» **Raw data**:

________________________________________

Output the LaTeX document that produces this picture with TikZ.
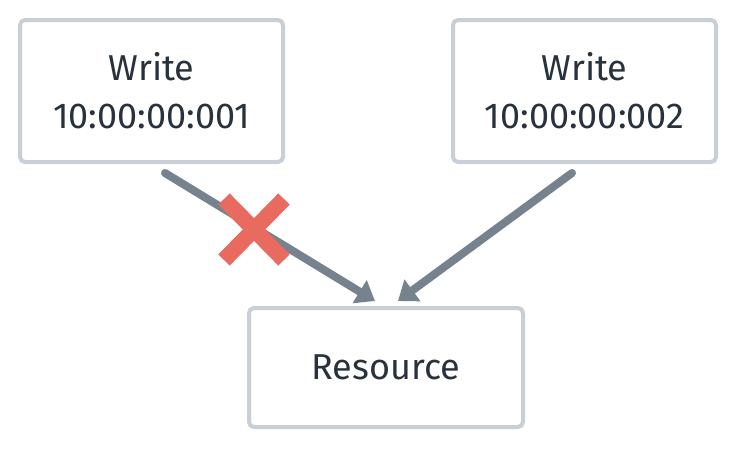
\documentclass[tikz,border=0pt]{standalone}
\usepackage{fontspec}
\setmainfont{Fira Sans}
\usetikzlibrary{arrows.meta}
\definecolor{boxgray}{HTML}{C8CFD6}
\definecolor{arrowgray}{HTML}{76838F}
\definecolor{xred}{HTML}{E96A5F}
\definecolor{txt}{HTML}{28323D}
\begin{document}
\begin{tikzpicture}[x=1pt,y=-1pt,
  box/.style={draw=boxgray, line width=4pt, rounded corners=5pt, fill=white,
    inner sep=0pt, align=center, text=txt,
    font=\fontsize{36}{48}\selectfont},
  arr/.style={draw=arrowgray, line width=8pt, line cap=round,
    -{Triangle[length=18pt,width=26pt]}},
  xmark/.style={draw=xred, line width=16pt}
]
\useasboundingbox (0,0) rectangle (736,448);
\node[box, minimum width=263pt, minimum height=142pt] (w1) at (151.5,91) {Write\\10:00:00:001};
\node[box, minimum width=263pt, minimum height=142pt] (w2) at (584.5,91) {Write\\10:00:00:002};
\node[box, minimum width=274pt, minimum height=119pt] (res) at (386,367.5) {Resource};
\coordinate (s1) at (165,173);
\coordinate (t1) at (375,301);
\coordinate (s2) at (572,173);
\coordinate (t2) at (398,301);
\draw[arr] (s1) -- (t1);
\draw[arr] (s2) -- (t2);
\coordinate (xa) at (224,199);
\coordinate (xb) at (284,260);
\coordinate (xc) at (284,199);
\coordinate (xd) at (224,260);
\draw[xmark] (xa) -- (xb);
\draw[xmark] (xc) -- (xd);
\end{tikzpicture}
\end{document}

________________________________________

» **What to work on**: Leave out the pictures and copy the rest of the material above exactly.

» **Task response**:
Output the LaTeX document that produces this picture with TikZ.
\documentclass[tikz,border=0pt]{standalone}
\usepackage{fontspec}
\setmainfont{Fira Sans}
\usetikzlibrary{arrows.meta}
\definecolor{boxgray}{HTML}{C8CFD6}
\definecolor{arrowgray}{HTML}{76838F}
\definecolor{xred}{HTML}{E96A5F}
\definecolor{txt}{HTML}{28323D}
\begin{document}
\begin{tikzpicture}[x=1pt,y=-1pt,
  box/.style={draw=boxgray, line width=4pt, rounded corners=5pt, fill=white,
    inner sep=0pt, align=center, text=txt,
    font=\fontsize{36}{48}\selectfont},
  arr/.style={draw=arrowgray, line width=8pt, line cap=round,
    -{Triangle[length=18pt,width=26pt]}},
  xmark/.style={draw=xred, line width=16pt}
]
\useasboundingbox (0,0) rectangle (736,448);
\node[box, minimum width=263pt, minimum height=142pt] (w1) at (151.5,91) {Write\\10:00:00:001};
\node[box, minimum width=263pt, minimum height=142pt] (w2) at (584.5,91) {Write\\10:00:00:002};
\node[box, minimum width=274pt, minimum height=119pt] (res) at (386,367.5) {Resource};
\coordinate (s1) at (165,173);
\coordinate (t1) at (375,301);
\coordinate (s2) at (572,173);
\coordinate (t2) at (398,301);
\draw[arr] (s1) -- (t1);
\draw[arr] (s2) -- (t2);
\coordinate (xa) at (224,199);
\coordinate (xb) at (284,260);
\coordinate (xc) at (284,199);
\coordinate (xd) at (224,260);
\draw[xmark] (xa) -- (xb);
\draw[xmark] (xc) -- (xd);
\end{tikzpicture}
\end{document}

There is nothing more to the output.